Tuesday 5 April 2011

Precious

"Don't nobody want you, don't nobody need you. Now get your ass down to the welfare." This line of dialogue, is the most prevalent theme at the outset of "Precious". There is nothing for this girl, so much so that her mother drums it into her every day of her life.  Claireece Precious Jones has shut down. She hardly speaks, she never looks at people and she's almost totally illiterate. Her life at school is endless mockery and frustration and at home it is worse. Her mother, defeated by life, tortures Precious physically and emotionally. When Precious was raped as a child by her father, her mother was angry, not at her man but at her child for stealing him away from her. This is the desperate life that Precious leads, however there is one element of this film that redeems her environment - hope.




This film, at its core is about the power of hope. This film is a classic American story of redemption at the most painful and frustrating of odds and leads to an inspiring ending. The character is all to familiar to anybody who has suffered abuse and loneliness. Precious wants the good things - a real home, a boyfriend, a proper job.

The casting in this film is superb. Using relatively unkown actresses for the main characters and superstars as their supporters. But this is not a piece of cynical casting by director Lee Daniels. He requires them to act and in fact removes everything about Mariah Carey and Lenny Kravitz that even suggests star quality. He has not cast them for their names, he has cast them because of the role they beautifully fit - Mariah Carey, especially is excellent.
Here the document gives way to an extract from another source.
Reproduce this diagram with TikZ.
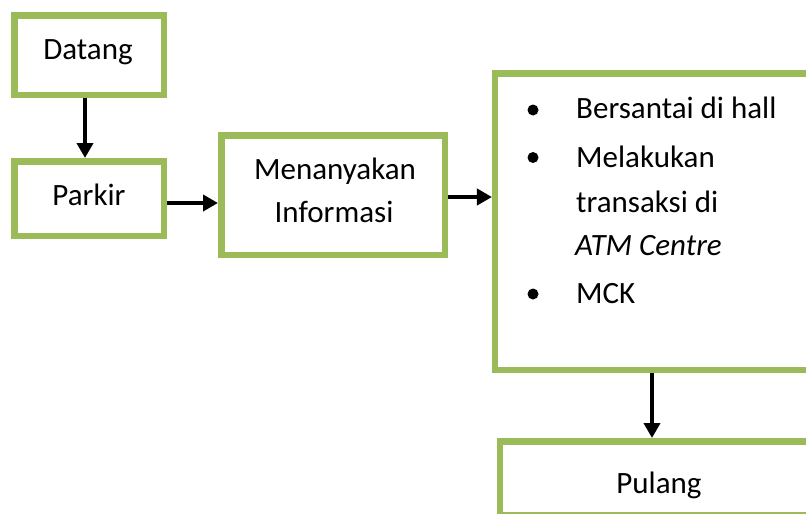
\documentclass[tikz,border=0pt]{standalone}
\usepackage{fontspec}
\setmainfont{Carlito}
\usetikzlibrary{arrows.meta}
\definecolor{boxgreen}{HTML}{9BBB59}
\tikzset{
  flowbox/.style={draw=boxgreen, line width=6.5pt, rectangle, inner sep=0pt,
    fill=white},
  label/.style={inner sep=0pt, anchor=base, font=\fontsize{31}{37}\selectfont},
  listitem/.style={label, anchor=base west},
  flowarrow/.style={line width=4pt, -{Triangle[length=15pt,width=16pt]}},
}
\begin{document}
\begin{tikzpicture}[x=1pt, y=-1pt]
  \useasboundingbox (0,0) rectangle (806,514);
  \clip (0,0) rectangle (806,514);
  \fill[white] (0,0) rectangle (806,514);

  % process boxes
  \node[flowbox, minimum width=149.5pt, minimum height=79.5pt] (datang) at (89,55) {};
  \node[flowbox, minimum width=149.5pt, minimum height=74.5pt] (parkir) at (89,198.5) {};
  \node[flowbox, minimum width=223.5pt, minimum height=119.5pt] (tanya) at (333,195) {};
  \node[flowbox, minimum width=334.75pt, minimum height=296.5pt] (aktivitas) at (662.6,221.5) {};
  \node[flowbox, minimum width=329.75pt, minimum height=74.25pt] (pulang) at (665.1,478.4) {};

  % box texts
  \node[label] (tDatang) at (88,59) {Datang};
  \node[label] (tParkir) at (89,205) {Parkir};
  \node[label] (tTanya1) at (335,179) {Menanyakan};
  \node[label] (tTanya2) at (334,222) {Informasi};
  \node[label] (tPulang) at (659,493) {Pulang};

  % activity list
  \node[listitem] (i1) at (576,118) {Bersantai di hall};
  \node[listitem] (i2) at (576,167) {Melakukan};
  \node[listitem] (i3) at (576,212) {transaksi di};
  \node[listitem] (i4) at (575,255) {\itshape ATM Centre};
  \node[listitem] (i5) at (576,303) {MCK};
  \foreach \by in {110,157.5,294}
    \fill (533,\by) circle (5.5pt);

  % connectors
  \coordinate (c1) at ([xshift=-4pt]datang.south);
  \draw[flowarrow] (c1) -- (c1 |- parkir.north);
  \coordinate (c2) at ([yshift=-4.5pt]parkir.east);
  \draw[flowarrow] (c2) -- (c2 -| tanya.west);
  \coordinate (c3) at ([yshift=-2pt]tanya.east);
  \draw[flowarrow] (c3) -- (c3 -| aktivitas.west);
  \coordinate (c4) at ([xshift=-10.6pt]aktivitas.south);
  \draw[flowarrow] (c4) -- (c4 |- pulang.north);
\end{tikzpicture}
\end{document}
This film is a very traditional American story in that it is a redemption tale, however, the techniques Lee Daniels employs to make us relate to Precious feel more at home in a music video, and for this Daniels is brave. The piece deftly demonstrates the contrast of celebrity culture with the reality of poverty by using music video techniques and MTV-style editing (flash transitions, crash zooms) to show the difference between Precious' imagination of what she could be and what she is actually living in.
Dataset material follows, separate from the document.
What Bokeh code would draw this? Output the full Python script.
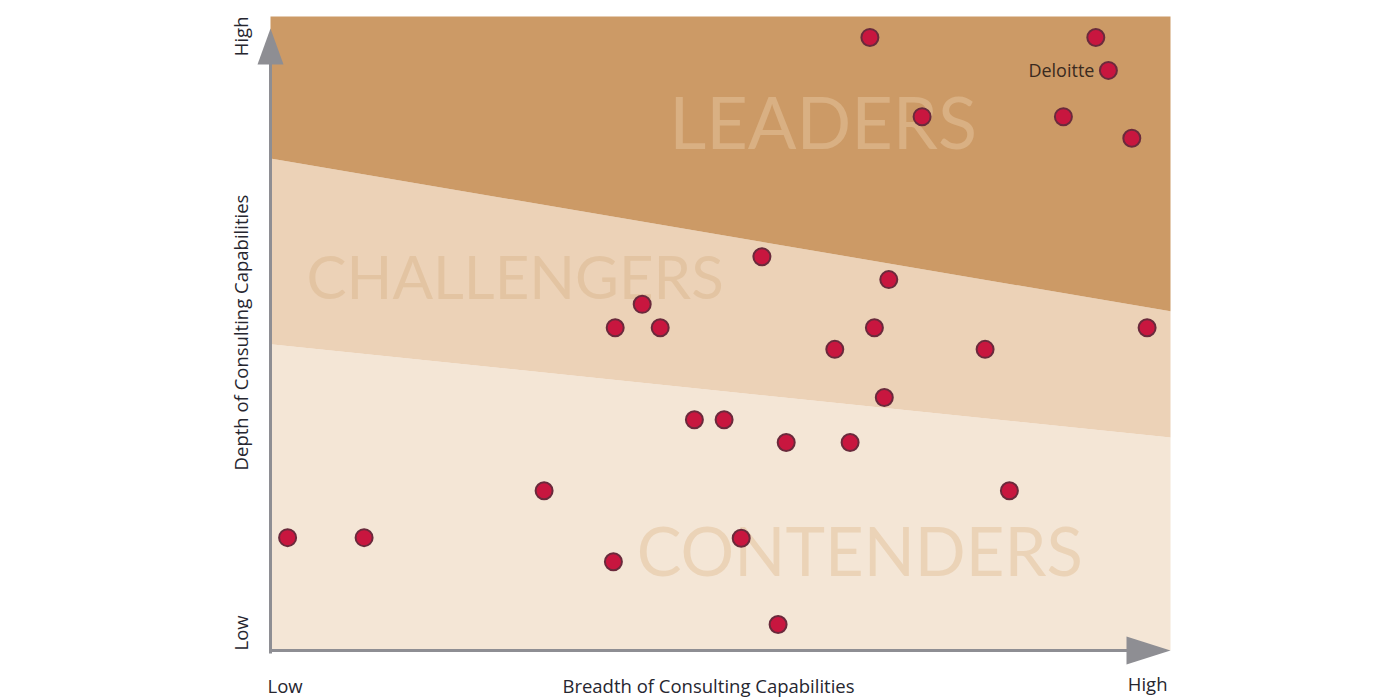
from bokeh.plotting import figure
from bokeh.models import Range1d
from bokeh.core.properties import value
from bokeh.embed import file_html
from bokeh.resources import INLINE

# ---- data (0-10 scale on both axes) ----
breadth = [6.66, 9.17, 9.31, 7.24, 8.81, 9.57, 5.46, 6.87, 4.13, 3.83, 4.33, 6.71, 9.74, 6.27,
           7.94, 6.82, 4.71, 5.04, 5.73, 6.44, 3.04, 8.21, 0.19, 1.04, 5.23, 3.81, 5.64]
depth = [9.67, 9.67, 9.15, 8.42, 8.42, 8.08, 6.21, 5.85, 5.46, 5.09, 5.09, 5.09, 5.09, 4.75,
         4.75, 3.99, 3.64, 3.64, 3.28, 3.28, 2.52, 2.52, 1.78, 1.78, 1.77, 1.40, 0.41]

# region boundaries: value at x=0 and x=10
upper_boundary = [7.76, 5.35]
lower_boundary = [4.83, 3.36]
region_names = ["LEADERS", "CHALLENGERS", "CONTENDERS"]
region_label_x = [4.43, 0.40, 4.07]
region_label_y = [8.35, 5.91, 1.58]

x_axis_labels = ["Low", "Breadth of Consulting Capabilities", "High"]
y_axis_labels = ["Low", "Depth of Consulting Capabilities", "High"]
highlight_name = "Deloitte"
highlight_index = 2

# ---- figure ----
px_per_x = 90.0
px_per_y = 63.4
x0_px, y0_px = 270, 650
W, H = 1400, 700

p = figure(width=W, height=H, output_backend="svg", toolbar_location=None,
           x_range=Range1d(-x0_px / px_per_x, (W - x0_px) / px_per_x),
           y_range=Range1d(-(H - y0_px) / px_per_y, y0_px / px_per_y),
           x_axis_type=None, y_axis_type=None, min_border=0)
p.outline_line_color = None
p.grid.visible = False
p.background_fill_color = "white"
p.border_fill_color = "white"

XMIN, XMAX, YMIN, YMAX = 0, 10, 0, 10

# regions
p.patch([XMIN, XMAX, XMAX, XMIN], [YMIN, YMIN, lower_boundary[1], lower_boundary[0]],
        fill_color="#F4E6D6", line_color=None)
p.patch([XMIN, XMAX, XMAX, XMIN], [lower_boundary[0], lower_boundary[1], upper_boundary[1], upper_boundary[0]],
        fill_color="#ECD2B7", line_color=None)
p.patch([XMIN, XMAX, XMAX, XMIN], [upper_boundary[0], upper_boundary[1], YMAX, YMAX],
        fill_color="#CC9A66", line_color=None)

# region labels
p.text(x=[region_label_x[0]], y=[region_label_y[0]], text=[region_names[0]],
       text_font=value("Lato"), text_font_size="72px", text_color="#D9B083",
       text_baseline="middle", text_align="left")
p.text(x=[region_label_x[1]], y=[region_label_y[1]], text=[region_names[1]],
       text_font=value("Lato"), text_font_size="60px", text_color="#E3C4A2",
       text_baseline="middle", text_align="left")
p.text(x=[region_label_x[2]], y=[region_label_y[2]], text=[region_names[2]],
       text_font=value("Lato"), text_font_size="67px", text_color="#EBD3B7",
       text_baseline="middle", text_align="left")

# axes lines
axis_col = "#8E8E93"
p.line([XMIN, XMIN], [YMIN - 3 / px_per_y, YMAX - 40 / px_per_y], line_color=axis_col, line_width=3)
p.line([XMIN, XMAX - 40 / px_per_x], [YMIN, YMIN], line_color=axis_col, line_width=3)
# arrow heads
tip_y = YMAX - 12 / px_per_y
p.patch([XMIN, XMIN - 13 / px_per_x, XMIN + 13 / px_per_x],
        [tip_y, tip_y - 36 / px_per_y, tip_y - 36 / px_per_y],
        fill_color=axis_col, line_color=None)
p.patch([XMAX, XMAX - 44 / px_per_x, XMAX - 44 / px_per_x],
        [YMIN, YMIN + 14 / px_per_y, YMIN - 14 / px_per_y],
        fill_color=axis_col, line_color=None)

# points
p.scatter(breadth, depth, size=17, fill_color="#C8163F", line_color="#6A2A3C", line_width=2)

# highlight label
p.text(x=[breadth[highlight_index] - 14 / px_per_x], y=[depth[highlight_index]], text=[highlight_name],
       text_font=value("Open Sans"), text_font_size="18px", text_color="#3A2A20",
       text_align="right", text_baseline="middle")

lab_font = value("Open Sans")
lab_col = "#26262F"
fs = "18.5px"
# x-axis labels
yb = -35 / px_per_y
p.text(x=[XMIN - 3 / px_per_x], y=[yb], text=[x_axis_labels[0]], text_font=lab_font,
       text_font_size=fs, text_color=lab_col, text_align="left", text_baseline="middle")
p.text(x=[(708 - x0_px) / px_per_x], y=[yb], text=[x_axis_labels[1]], text_font=lab_font,
       text_font_size=fs, text_color=lab_col, text_align="center", text_baseline="middle")
p.text(x=[XMAX - 3 / px_per_x], y=[yb + 2 / px_per_y], text=[x_axis_labels[2]], text_font=lab_font,
       text_font_size=fs, text_color=lab_col, text_align="right", text_baseline="middle")

# y-axis labels (rotated)
xl = -30 / px_per_x
p.text(x=[xl], y=[YMIN], text=[y_axis_labels[0]], text_font=lab_font, angle=1.5708,
       text_font_size=fs, text_color=lab_col, text_align="left", text_baseline="middle")
p.text(x=[xl], y=[(y0_px - 332) / px_per_y], text=[y_axis_labels[1]], text_font=lab_font, angle=1.5708,
       text_font_size=fs, text_color=lab_col, text_align="center", text_baseline="middle")
p.text(x=[xl], y=[YMAX + 0 / px_per_y], text=[y_axis_labels[2]], text_font=lab_font, angle=1.5708,
       text_font_size=fs, text_color=lab_col, text_align="right", text_baseline="middle")

open("out.html", "w").write(file_html(p, INLINE))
Daniels delicately explores the issues of prejudice and being poor and black in contemporary society. Of course, as with any issue, there are grey areas, but this piece is beautiful in the way it explains the way to escape is hard work and believing in yourself. In this respect, "Precious" is a wonderful film.

There are very few flaws with this film, however there are obvious semiotic elements, which made me feel as though the director didn't have enough faith in his own material to let the actions and dialogue speak. For instance, the apartment Precious lives in with her mother is dark with the windows closed off - just like Precious is trapped in a dark situation with no obvious way out. This felt patronising as when the curtains are opened the situation still feels as tense (if not moreso) than it does when there is no light. The director has employed a deeply cliched lighting technique usually reserved for schlock horror films to demonstrate a point, which would have been made just as effectively regardless of the lighting. The director went for an instant gut reaction rather than demonstrating the situation through character.

None of the elements I have described above stopped me from weeping with a mix of joy and sorrow at the end of this film. It is almost a masterpiece. It is very much a compelling and delightful piece and it was refreshing to see such a traditional story of redemption told in the way it was.